The second path of dealing with the cognitive dissonance, which is not so beneficial, is to harden yourself and dig in further into the false pretense that you are better than others despite your contradictory behaviors. If persisted in this path can lead to the incredibly sadistic tendencies of Group Five as they start to take their own short-comings, faults and hypocrisies out on others by persecuting them or going on witch hunts. In psychology the classic word for this is “projection.” In other words, “It’s not me, it’s you.” And, the more you try to tell me it is me, the more I am “obliged” to hurt you. Because deep down Group Five wants to do the right thing, this path can be altered, but only if others are willing to help educate Group Five confront their misguided thinking patterns and move into more constructive methods of thinking and acting in ways that don’t create so much cognitive dissonance, or help them feel forgiven for their mistakes.

Though the paths of repentance and forgiveness, or taking it out on others, may make Group Five people feel better, frequently they do not. Then another path may be chosen by Group Five people — the path of self-destruction or abuse. Some examples come rapidly to my mind here such as monks who flagellate themselves for not being “good enough.” Or, I am reminded of the character Javier in the book and highly popular musical Les Miserables. Javier is a law enforcement officer in constant pursuit of Jean Valjean who broke out of a prison camp and is on the run. As Javier pursues Jean Valjean, Javier is constantly confronted with acts of goodness and kindness on the part of Jean Valjean including at one point where Jean Valjean saves Javier’s life. Existing in the black and white world mindset of Group Five, Javier simply cannot reconcile his cognitive dissonance that a “bad guy” like Jean Valjean can do so much good. In fact, Jean Valjean has even done more good than any “good guy” Javier has ever known, including himself. To handle the cognitive (and/or emotional) dissonance Javier constantly feels, he makes a fateful choice and decides to end his life by hanging himself.

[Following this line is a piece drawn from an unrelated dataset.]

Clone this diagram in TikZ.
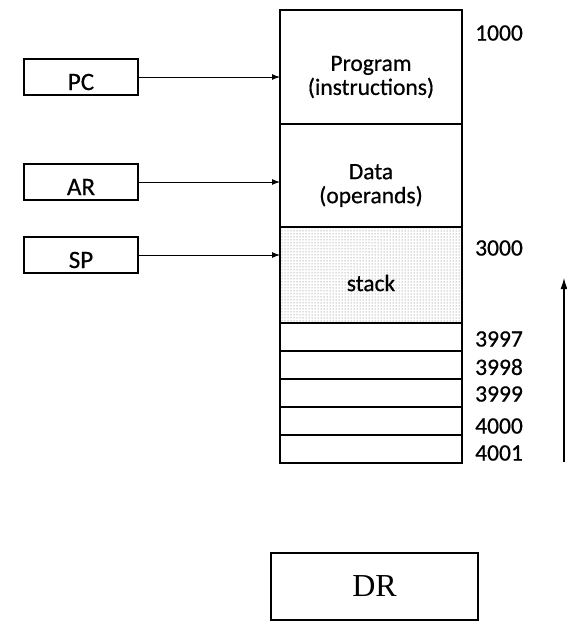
\documentclass[tikz,border=0pt]{standalone}
\usepackage{fontspec}
\setmainfont{Carlito}[FakeBold=0.6]
\newfontfamily\drfont{Liberation Serif}
\usetikzlibrary{arrows.meta,patterns,positioning}
\newcommand{\memarrow}{-{Latex[length=8pt,width=6pt]}}

\begin{document}
\begin{tikzpicture}[x=1pt,y=-1pt,
    reg/.style={draw,line width=2pt,minimum width=114pt,minimum height=36pt,inner sep=0pt,outer sep=0pt},
    mem/.style={draw,line width=1.9pt,minimum width=182pt,inner sep=0pt,outer sep=0pt},
    cell/.style={draw,line width=1.4pt,minimum width=182pt,minimum height=28pt,inner sep=0pt,outer sep=0pt},
    txt/.style={font=\fontsize{23.5}{24}\selectfont,align=center,inner sep=0pt},
    regtxt/.style={font=\fontsize{25}{26}\selectfont,inner sep=0pt},
    addr/.style={anchor=west,font=\fontsize{23.5}{24}\selectfont,inner sep=0pt},
  ]
  \useasboundingbox (0,0) rectangle (566,621);
  % memory column
  \node[mem,minimum height=114pt,label={[txt,yshift=-10pt]center:Program\\(instructions)}] (prog) at (371,67) {};
  \node[mem,minimum height=103pt,below=0pt of prog,label={[txt,yshift=-10pt]center:Data\\(operands)}] (data) {};
  \node[mem,minimum height=96pt,below=0pt of data,pattern=dots,pattern color=black!60,label={[txt,yshift=-8pt]center:stack}] (stack) {};
  \node[cell,below=0pt of stack] (c1) {};
  \node[cell,below=0pt of c1] (c2) {};
  \node[cell,below=0pt of c2] (c3) {};
  \node[cell,below=0pt of c3] (c4) {};
  \node[cell,below=0pt of c4] (c5) {};
  % registers
  \node[reg,label={[regtxt,yshift=-5pt]center:PC}] (pc) at (81,77) {};
  \node[reg,label={[regtxt,yshift=-5pt]center:AR}] (ar) at (81,182) {};
  \node[reg,label={[regtxt,yshift=-5pt]center:SP}] (sp) at (81,255) {};
  \draw[line width=1pt,\memarrow] (pc.east) -- (pc.east -| prog.west);
  \draw[line width=1pt,\memarrow] (ar.east) -- (ar.east -| data.west);
  \draw[line width=1pt,\memarrow] (sp.east) -- (sp.east -| stack.west);
  % addresses
  \node[addr] (a1000) at (475,33) {1000};
  \node[addr] (a3000) at (475,248) {3000};
  \node[addr] (a3997) at (475,339) {3997};
  \node[addr] (a3998) at (475,367) {3998};
  \node[addr] (a3999) at (475,394) {3999};
  \node[addr] (a4000) at (475,426) {4000};
  \node[addr] (a4001) at (475,453) {4001};
  % growth arrow
  \coordinate (grow0) at (564,462);
  \coordinate (grow1) at (564,278);
  \draw[line width=1.2pt,-{Latex[length=11pt,width=7pt]}] (grow0) -- (grow1);
  % DR
  \node[draw,line width=1.5pt,minimum width=207pt,minimum height=67pt,font=\drfont\fontsize{32}{36}\selectfont] (dr) at (374.5,586.5) {DR};
\end{tikzpicture}
\end{document}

If Group Five people do not pick the fateful path of suicide, they will continue to try to find ways to handle their cognitive dissonance, which in turn over time starts to teach Group Five people how to handle their frequently conflicting emotions more wisely. True, Group Five members are still a long ways from no longer choosing defense mechanisms such as blame, projection, and denial as a means to protect themselves. But, they are slowly learning how to recognize and cope with the various contradictions of their often hypocritical lives. For the most part they will try to maintain the order, security and prestige they are so invested in. Eventually, however, as Group Five people evolve further up the subplanes of conscious evolution, they learn to let go of black/white, right/wrong, good/bad thinking, feeling, and behaving. For most Group Five people that time to do that is just not now.

GROUP FIVE THEMES: Javert, a “Group Five” Enforcer, in his pursuit of Jon Val Jean, has been caught by those fighting on Jon Val Jean’s side. Instead of killing Javert, which Jon Val Jean could have easily done, he free Javert. Javert finds Jon Val Jean as he is rescuing a wounded man after Javert is freed. Jon Val Jean agrees to allow Javert’s to take him back to prison, but asks for time to save this young man’s life first. Javert is unable to handle his cognitive dissonance between his black-white moralistic thinking following society’s rules, and Jon Val Jean’s relativistic way of being that actually leads Jon Val Jean into a higher state of consciousness and even morality. Unable to shift, Javert kills himself as he finds no other way “to go on.”